The US State Department on Thursday officially endorsed Ukraine’s demand for a demilitarized zone around the Zaporozhye nuclear power power plant (ZNPP), calling for the withdrawal of Russian troops that control the area.
The statement came as the UN Security Council was meeting, at Moscow’s request, to discuss the alleged Ukrainian artillery attacks on the facility, which Russia says may result in a radioactive disaster.
“Fighting near a nuclear plant is dangerous and irresponsible – and we continue to call on Russia to cease all military operations at or near Ukrainian nuclear facilities and return full control to Ukraine, and support Ukrainian calls for a demilitarized zone around the nuclear power plant,” a State Department spokesperson said in a statement.
UN Secretary-General Antonio Guterres also requested a demilitarized zone on Thursday, urging both Russia and Ukraine to “withdraw any military personnel and equipment from the plant and refrain from any further deployment of forces or equipment to the site.”
On Wednesday, the US and its G7 allies demanded of Russia to “immediately hand back full control” of the ZNPP to Ukraine and enable International Atomic Energy Agency (IAEA) personnel to access the facility, but made no mention of a demilitarized zone.
Meanwhile, the US, Canadian, and European nuclear associations published a letter calling for IAEA access to the ZNPP and the withdrawal of Russian troops, but also for a 30-kilometer “safe zone” around the site, in which both Ukrainian and Russian forces would “cease military activity.”
According to the Russian military, Ukrainian forces have repeatedly fired artillery and rockets at the plant since late July, and have allegedly previously used drones to strike at the facility – the largest in Europe.
The latest attack was reported on Thursday, with units of the Ukrainian 44th Artillery Brigade firing at the plant from Nikopol and damaging the reactor coolant systems, the Russian Defense Ministry said.
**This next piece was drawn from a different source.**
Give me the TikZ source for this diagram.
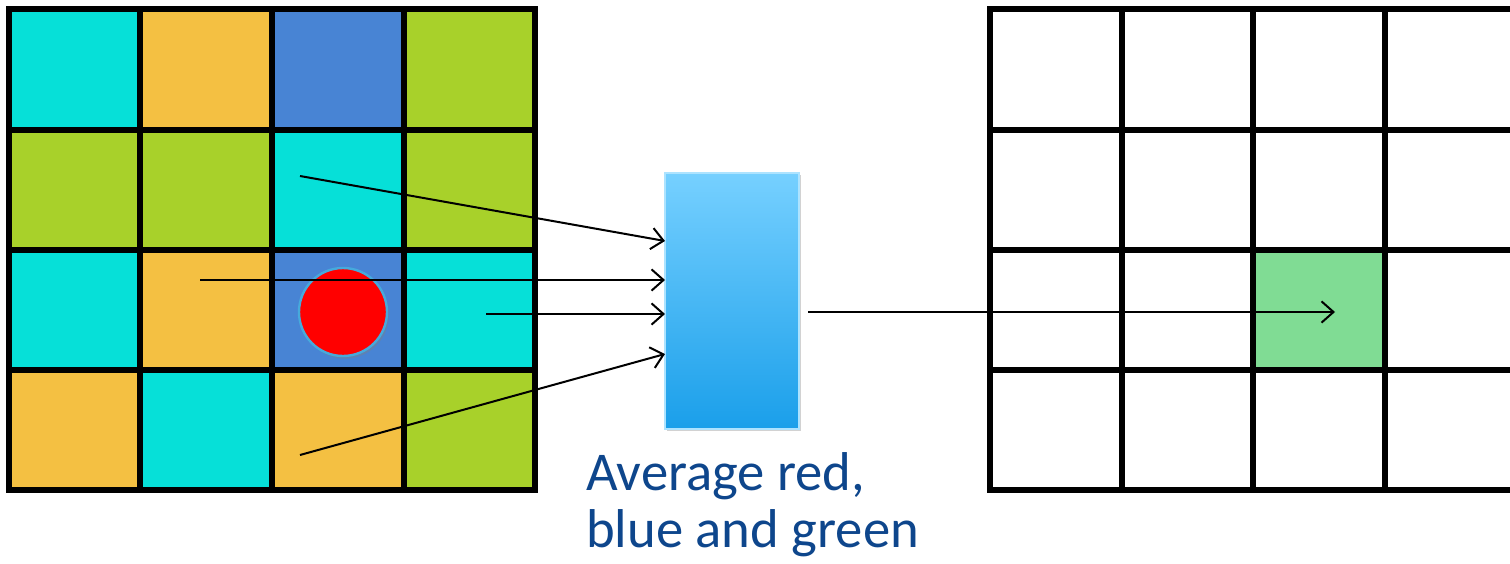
\documentclass[tikz,border=0pt]{standalone}
\usepackage{fontspec}
\setmainfont{Carlito}
\usetikzlibrary{arrows.meta,shadows}
\definecolor{cCyan}{RGB}{6,224,216}
\definecolor{cOrange}{RGB}{244,192,66}
\definecolor{cBlue}{RGB}{72,132,212}
\definecolor{cGreen}{RGB}{168,209,42}
\definecolor{cMint}{RGB}{128,220,148}
\definecolor{cTop}{RGB}{118,208,255}
\definecolor{cBot}{RGB}{26,159,234}
\definecolor{cRing}{RGB}{70,170,220}
\definecolor{cText}{RGB}{14,70,140}
\tikzset{
  gridline/.style={line width=4.5pt, line cap=rect},
  arr/.style={line width=1.5pt, -{Straight Barb[length=9pt,width=16pt,line width=1.5pt]}},
  avgbox/.style={rectangle, draw=cTop!60!white, line width=0.8pt, top color=cTop, bottom color=cBot,
    minimum width=100.5pt, minimum height=192pt, inner sep=0pt,
    drop shadow={shadow xshift=1.5pt, shadow yshift=-1.5pt, opacity=0.35}},
  dot/.style={circle, fill=red, draw=cRing, line width=1.8pt, minimum size=66pt, inner sep=0pt,
    drop shadow={shadow xshift=1.5pt, shadow yshift=-2pt, opacity=0.4}},
  lbl/.style={text=cText, font=\fontsize{41}{42.75}\selectfont, align=left, inner sep=0pt, anchor=base west}
}
\begin{document}
\begin{tikzpicture}[x=0.75pt,y=-0.75pt]
\useasboundingbox (0,0) rectangle (1510,564);
\clip (0,0) rectangle (1510,564);
\fill[white] (0,0) rectangle (1510,564);
% left grid cells
\foreach \r/\yt/\yb in {1/9/130,2/130/250,3/250/370,4/370/490}{
  \foreach \c/\xl/\xr in {1/9/140,2/140/272,3/272/404,4/404/535}{
    \pgfmathsetmacro{\idx}{int((\r-1)*4+\c)}
    \ifcase\idx\or
      \def\col{cCyan}\or\def\col{cOrange}\or\def\col{cBlue}\or\def\col{cGreen}\or
      \def\col{cGreen}\or\def\col{cGreen}\or\def\col{cCyan}\or\def\col{cGreen}\or
      \def\col{cCyan}\or\def\col{cOrange}\or\def\col{cBlue}\or\def\col{cCyan}\or
      \def\col{cOrange}\or\def\col{cCyan}\or\def\col{cOrange}\or\def\col{cGreen}\fi
    \fill[\col] (\xl,\yt) rectangle (\xr,\yb);
  }
}
\foreach \x in {9,140,272,404,535}{\draw[gridline] (\x,9) -- (\x,490);}
\foreach \y in {9,130,250,370,490}{\draw[gridline] (9,\y) -- (535,\y);}
% right grid
\node[fill=cMint, minimum width=99pt, minimum height=90pt, inner sep=0pt] (res) at (1319,310) {};
\foreach \x in {990,1122,1253,1385,1517}{\draw[gridline] (\x,9) -- (\x,490);}
\foreach \y in {9,130,250,370,490}{\draw[gridline] (990,\y) -- (1530,\y);}
% red dot
\node[dot] (d) at (343,312) {};
% average box
\node[avgbox] (avg) at (732,301) {};
% connectors
\coordinate (s1) at (300,176);
\coordinate (s2) at (200,280);
\coordinate (s3) at (486,314);
\coordinate (s4) at (300,455);
\coordinate (t1) at (665,241);
\coordinate (t2) at (665,280);
\coordinate (t3) at (665,314);
\coordinate (t4) at (665,354);
\coordinate (o) at (808,312);
\coordinate (e) at (1335,312);
\draw[arr] (s1) -- (t1);
\draw[arr] (s2) -- (t2);
\draw[arr] (s3) -- (t3);
\draw[arr] (s4) -- (t4);
\draw[arr] (o) -- (e);
% label
\node[lbl] (txt) at (586,547) {Average red,\\blue and green};
\end{tikzpicture}
\end{document}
Only the expertise of Russian troops prevented catastrophic damage to the site, the ministry said.
Moscow is treating Ukrainian attacks on the ZNPP – as well as Wednesday’s shelling of the brewery in Donetsk that resulted in a major ammonia spill – as “acts of terrorism,” the Russian Defense Ministry added.
Russia has asked for IAEA presence on the site, but Ukraine has objected, Moscow’s permanent representative at the UN Vassily Nebenzia reminded the Security Council on Thursday.
Kiev has claimed that Russia was the one targeting the plant in an alleged plot to discredit Ukraine.
Nebenzia added that “elementary logic” suggests that Russia has no reason to target the facility or its own troops, and that multiple attacks on the ZNPP have been documented from the Ukrainian-held territory in Dnepropetrovsk Region. If a nuclear disaster does occur as a result of the shelling, all responsibility will be on “the Western sponsors of the Kiev regime,” he said.
China, which currently chairs the UN Security Council, has called for Russia and Ukraine to sit down at the negotiating table and peacefully resolve the situation around the ZNPP.
The Zaporozhye plant is the largest in Europe and stores tens of tons of enriched uranium and plutonium in its reactor cores and spent fuel storage, according to the IAEA. The watchdog chief previously said he was alarmed that the security of the radioactive materials may be compromised amid Russian-Ukrainian hostilities.